-- WRITTEN REQUEST --
Copy the data exactly as it appears, and do not include any pictures.
::::::
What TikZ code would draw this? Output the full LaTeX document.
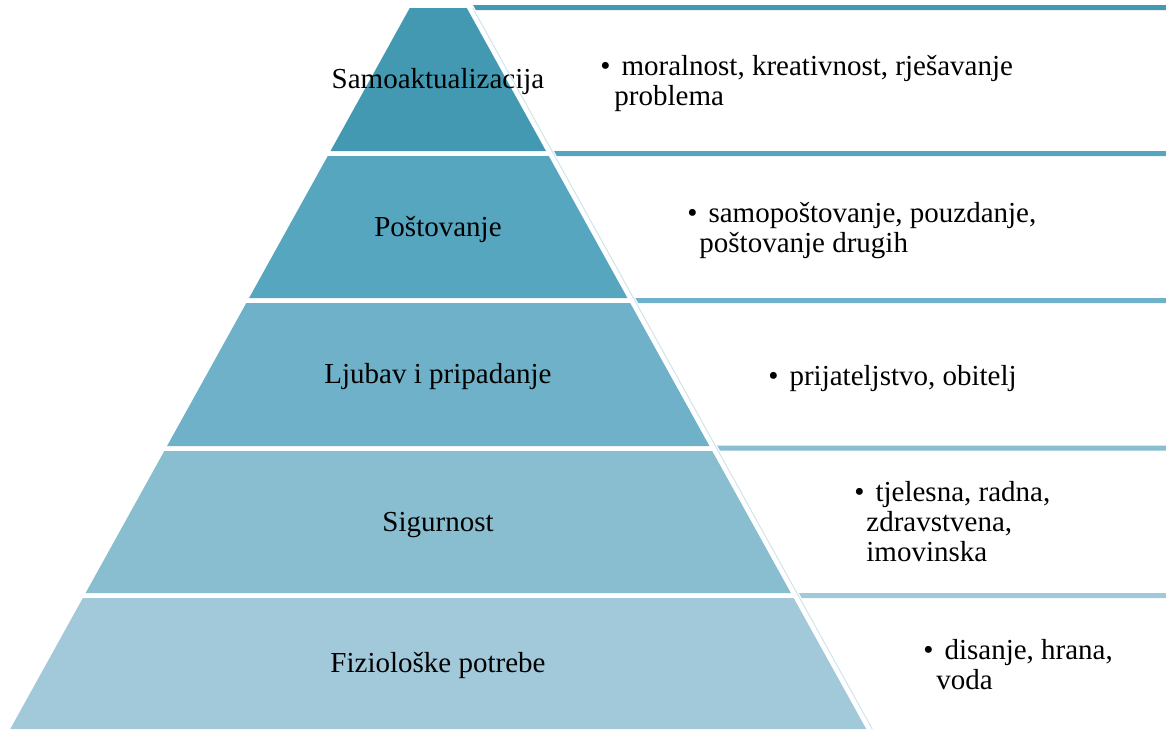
\documentclass[tikz,border=0pt]{standalone}
\usepackage{fontspec}
\setmainfont{Liberation Serif}

\definecolor{levela}{HTML}{4499B2}
\definecolor{levelb}{HTML}{57A6BF}
\definecolor{levelc}{HTML}{6FB1C8}
\definecolor{leveld}{HTML}{89BDD0}
\definecolor{levele}{HTML}{A1C9DA}
\definecolor{edgeline}{HTML}{CFE4EC}

% left and right edge of the pyramid at height y (pixels, y down)
\newcommand{\pyrL}[1]{(438.25-28.5-0.5541*((#1)-8))}
\newcommand{\pyrR}[1]{(438.25+28.5+0.5541*((#1)-8))}

\tikzset{
  levellabel/.style={font=\fontsize{14.5pt}{15pt}\selectfont, anchor=base, inner sep=0pt},
  itemtext/.style={font=\fontsize{14.5pt}{15pt}\selectfont, align=left, anchor=north west, inner sep=0pt},
}

\begin{document}
\begin{tikzpicture}[x=0.5pt,y=-0.5pt]
        \useasboundingbox (0,0) rectangle (1166,729);

        % draw the pyramid levels
        \foreach \t/\b/\col/\name/\txt in {
            8/151/levela/samo/Samoaktualizacija,
            156/298/levelb/post/Poštovanje,
            303/446/levelc/ljub/Ljubav i pripadanje,
            451/593/leveld/sigu/Sigurnost,
            598/729/levele/fizi/Fiziološke potrebe} {
                \fill[\col] ({\pyrL{\t}},\t) -- ({\pyrR{\t}},\t) -- ({\pyrR{\b}},\b) -- ({\pyrL{\b}},\b) -- cycle;
                \node[levellabel] (\name) at (438,{(\t+\b)/2+9}) {\txt};
        }

        % left edge of the list boxes
        \draw[edgeline, line width=0.5pt] ({\pyrR{8}+6},8) -- ({\pyrR{729}+6},729);

        % coloured top rules of the list boxes
        \foreach \y/\col in {7.5/levela, 153.5/levelb, 300.5/levelc, 448/leveld, 595.5/levele}
                \fill[\col] ({\pyrR{\y-2.5}+8},\y-2.5) -- (1166,\y-2.5) -- (1166,\y+2.5) -- ({\pyrR{\y+2.5}+8},\y+2.5) -- cycle;

        % draw the bullet items
        \foreach \x/\y/\name/\txt in {
            600/75/samoitem/{•\hspace{5.5pt}moralnost, kreativnost, rješavanje\\\hspace*{7pt}problema},
            687/222/postitem/{•\hspace{5.5pt}samopoštovanje, pouzdanje,\\\hspace*{6pt}poštovanje drugih},
            768/385/ljubitem/{•\hspace{5.5pt}prijateljstvo, obitelj},
            854/501/siguitem/{•\hspace{5.5pt}tjelesna, radna,\\\hspace*{6pt}zdravstvena,\\\hspace*{6pt}imovinska},
            923/659/fiziitem/{•\hspace{5.5pt}disanje, hrana,\\\hspace*{6.5pt}voda}}
                \node[itemtext] (\name) at (\x,\y-21) {\strut\txt};

\end{tikzpicture}
\end{document}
::::::
-- ANSWER TO THE PROBLEM --
What TikZ code would draw this? Output the full LaTeX document.
\documentclass[tikz,border=0pt]{standalone}
\usepackage{fontspec}
\setmainfont{Liberation Serif}

\definecolor{levela}{HTML}{4499B2}
\definecolor{levelb}{HTML}{57A6BF}
\definecolor{levelc}{HTML}{6FB1C8}
\definecolor{leveld}{HTML}{89BDD0}
\definecolor{levele}{HTML}{A1C9DA}
\definecolor{edgeline}{HTML}{CFE4EC}

% left and right edge of the pyramid at height y (pixels, y down)
\newcommand{\pyrL}[1]{(438.25-28.5-0.5541*((#1)-8))}
\newcommand{\pyrR}[1]{(438.25+28.5+0.5541*((#1)-8))}

\tikzset{
  levellabel/.style={font=\fontsize{14.5pt}{15pt}\selectfont, anchor=base, inner sep=0pt},
  itemtext/.style={font=\fontsize{14.5pt}{15pt}\selectfont, align=left, anchor=north west, inner sep=0pt},
}

\begin{document}
\begin{tikzpicture}[x=0.5pt,y=-0.5pt]
        \useasboundingbox (0,0) rectangle (1166,729);

        % draw the pyramid levels
        \foreach \t/\b/\col/\name/\txt in {
            8/151/levela/samo/Samoaktualizacija,
            156/298/levelb/post/Poštovanje,
            303/446/levelc/ljub/Ljubav i pripadanje,
            451/593/leveld/sigu/Sigurnost,
            598/729/levele/fizi/Fiziološke potrebe} {
                \fill[\col] ({\pyrL{\t}},\t) -- ({\pyrR{\t}},\t) -- ({\pyrR{\b}},\b) -- ({\pyrL{\b}},\b) -- cycle;
                \node[levellabel] (\name) at (438,{(\t+\b)/2+9}) {\txt};
        }

        % left edge of the list boxes
        \draw[edgeline, line width=0.5pt] ({\pyrR{8}+6},8) -- ({\pyrR{729}+6},729);

        % coloured top rules of the list boxes
        \foreach \y/\col in {7.5/levela, 153.5/levelb, 300.5/levelc, 448/leveld, 595.5/levele}
                \fill[\col] ({\pyrR{\y-2.5}+8},\y-2.5) -- (1166,\y-2.5) -- (1166,\y+2.5) -- ({\pyrR{\y+2.5}+8},\y+2.5) -- cycle;

        % draw the bullet items
        \foreach \x/\y/\name/\txt in {
            600/75/samoitem/{•\hspace{5.5pt}moralnost, kreativnost, rješavanje\\\hspace*{7pt}problema},
            687/222/postitem/{•\hspace{5.5pt}samopoštovanje, pouzdanje,\\\hspace*{6pt}poštovanje drugih},
            768/385/ljubitem/{•\hspace{5.5pt}prijateljstvo, obitelj},
            854/501/siguitem/{•\hspace{5.5pt}tjelesna, radna,\\\hspace*{6pt}zdravstvena,\\\hspace*{6pt}imovinska},
            923/659/fiziitem/{•\hspace{5.5pt}disanje, hrana,\\\hspace*{6.5pt}voda}}
                \node[itemtext] (\name) at (\x,\y-21) {\strut\txt};

\end{tikzpicture}
\end{document}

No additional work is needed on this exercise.